## What is expected
Transcribe the whole listing without a single picture.

## Data block
-----
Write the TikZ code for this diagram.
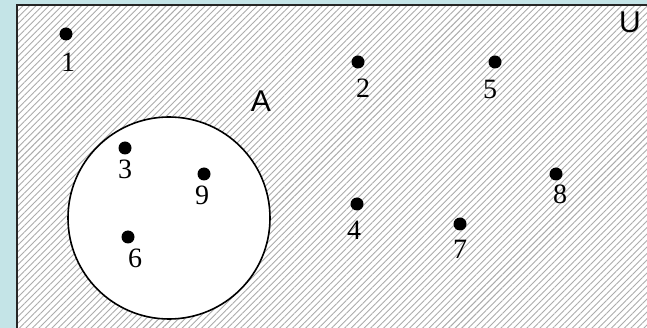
\documentclass[tikz,border=0pt]{standalone}
\usepackage{fontspec}
\setmainfont{Liberation Serif}
\newfontfamily\labelsans{Liberation Sans}
\usetikzlibrary{patterns.meta}
\definecolor{paleteal}{RGB}{196,228,231}
\definecolor{hatchgrey}{RGB}{172,172,172}

\begin{document}
\begin{tikzpicture}[x=1pt, y=-1pt,
    elem/.style={circle, fill=black, inner sep=0pt, minimum size=13pt},
    num/.style={inner sep=0pt, font=\fontsize{28}{28}\selectfont},
    setname/.style={inner sep=0pt, font=\labelsans\fontsize{30}{30}\selectfont}
]
    \useasboundingbox (0,0) rectangle (647,328);
    \fill[paleteal] (0,0) rectangle (647,328);
    \clip (0,0) rectangle (647,328);

    % universe, hatched
    \fill[white] (17,5) rectangle (680,360);
    \fill[pattern={Lines[angle=45, distance=4.6pt, line width=0.9pt]}, pattern color=hatchgrey]
        (17,5) rectangle (680,360);
    \draw[line width=1.8pt, black!85] (17,5) rectangle (680,360);

    % set A
    \node[circle, draw, line width=1.6pt, fill=white, minimum size=202pt, inner sep=0pt] (setA) at (169,218) {};

    \node[setname] (lblU) at (630,22) {U};
    \node[setname] (lblA) at (261,101) {A};

    \node[elem] (e1) at (66,34) {};
    \node[elem] (e2) at (358,62) {};
    \node[elem] (e3) at (125,148) {};
    \node[elem] (e4) at (357,204) {};
    \node[elem] (e5) at (495,62) {};
    \node[elem] (e6) at (128,237) {};
    \node[elem] (e7) at (460,224) {};
    \node[elem] (e8) at (556,174) {};
    \node[elem] (e9) at (204,174) {};

    \node[num] (n1) at (68,62) {1};
    \node[num] (n2) at (363,88) {2};
    \node[num] (n3) at (125,169) {3};
    \node[num] (n4) at (354,230) {4};
    \node[num] (n5) at (490,89) {5};
    \node[num] (n6) at (135,258) {6};
    \node[num] (n7) at (460,249) {7};
    \node[num] (n8) at (560,194) {8};
    \node[num] (n9) at (202,195) {9};
\end{tikzpicture}
\end{document}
-----
## Answer to the problem
Write the TikZ code for this diagram.
\documentclass[tikz,border=0pt]{standalone}
\usepackage{fontspec}
\setmainfont{Liberation Serif}
\newfontfamily\labelsans{Liberation Sans}
\usetikzlibrary{patterns.meta}
\definecolor{paleteal}{RGB}{196,228,231}
\definecolor{hatchgrey}{RGB}{172,172,172}

\begin{document}
\begin{tikzpicture}[x=1pt, y=-1pt,
    elem/.style={circle, fill=black, inner sep=0pt, minimum size=13pt},
    num/.style={inner sep=0pt, font=\fontsize{28}{28}\selectfont},
    setname/.style={inner sep=0pt, font=\labelsans\fontsize{30}{30}\selectfont}
]
    \useasboundingbox (0,0) rectangle (647,328);
    \fill[paleteal] (0,0) rectangle (647,328);
    \clip (0,0) rectangle (647,328);

    % universe, hatched
    \fill[white] (17,5) rectangle (680,360);
    \fill[pattern={Lines[angle=45, distance=4.6pt, line width=0.9pt]}, pattern color=hatchgrey]
        (17,5) rectangle (680,360);
    \draw[line width=1.8pt, black!85] (17,5) rectangle (680,360);

    % set A
    \node[circle, draw, line width=1.6pt, fill=white, minimum size=202pt, inner sep=0pt] (setA) at (169,218) {};

    \node[setname] (lblU) at (630,22) {U};
    \node[setname] (lblA) at (261,101) {A};

    \node[elem] (e1) at (66,34) {};
    \node[elem] (e2) at (358,62) {};
    \node[elem] (e3) at (125,148) {};
    \node[elem] (e4) at (357,204) {};
    \node[elem] (e5) at (495,62) {};
    \node[elem] (e6) at (128,237) {};
    \node[elem] (e7) at (460,224) {};
    \node[elem] (e8) at (556,174) {};
    \node[elem] (e9) at (204,174) {};

    \node[num] (n1) at (68,62) {1};
    \node[num] (n2) at (363,88) {2};
    \node[num] (n3) at (125,169) {3};
    \node[num] (n4) at (354,230) {4};
    \node[num] (n5) at (490,89) {5};
    \node[num] (n6) at (135,258) {6};
    \node[num] (n7) at (460,249) {7};
    \node[num] (n8) at (560,194) {8};
    \node[num] (n9) at (202,195) {9};
\end{tikzpicture}
\end{document}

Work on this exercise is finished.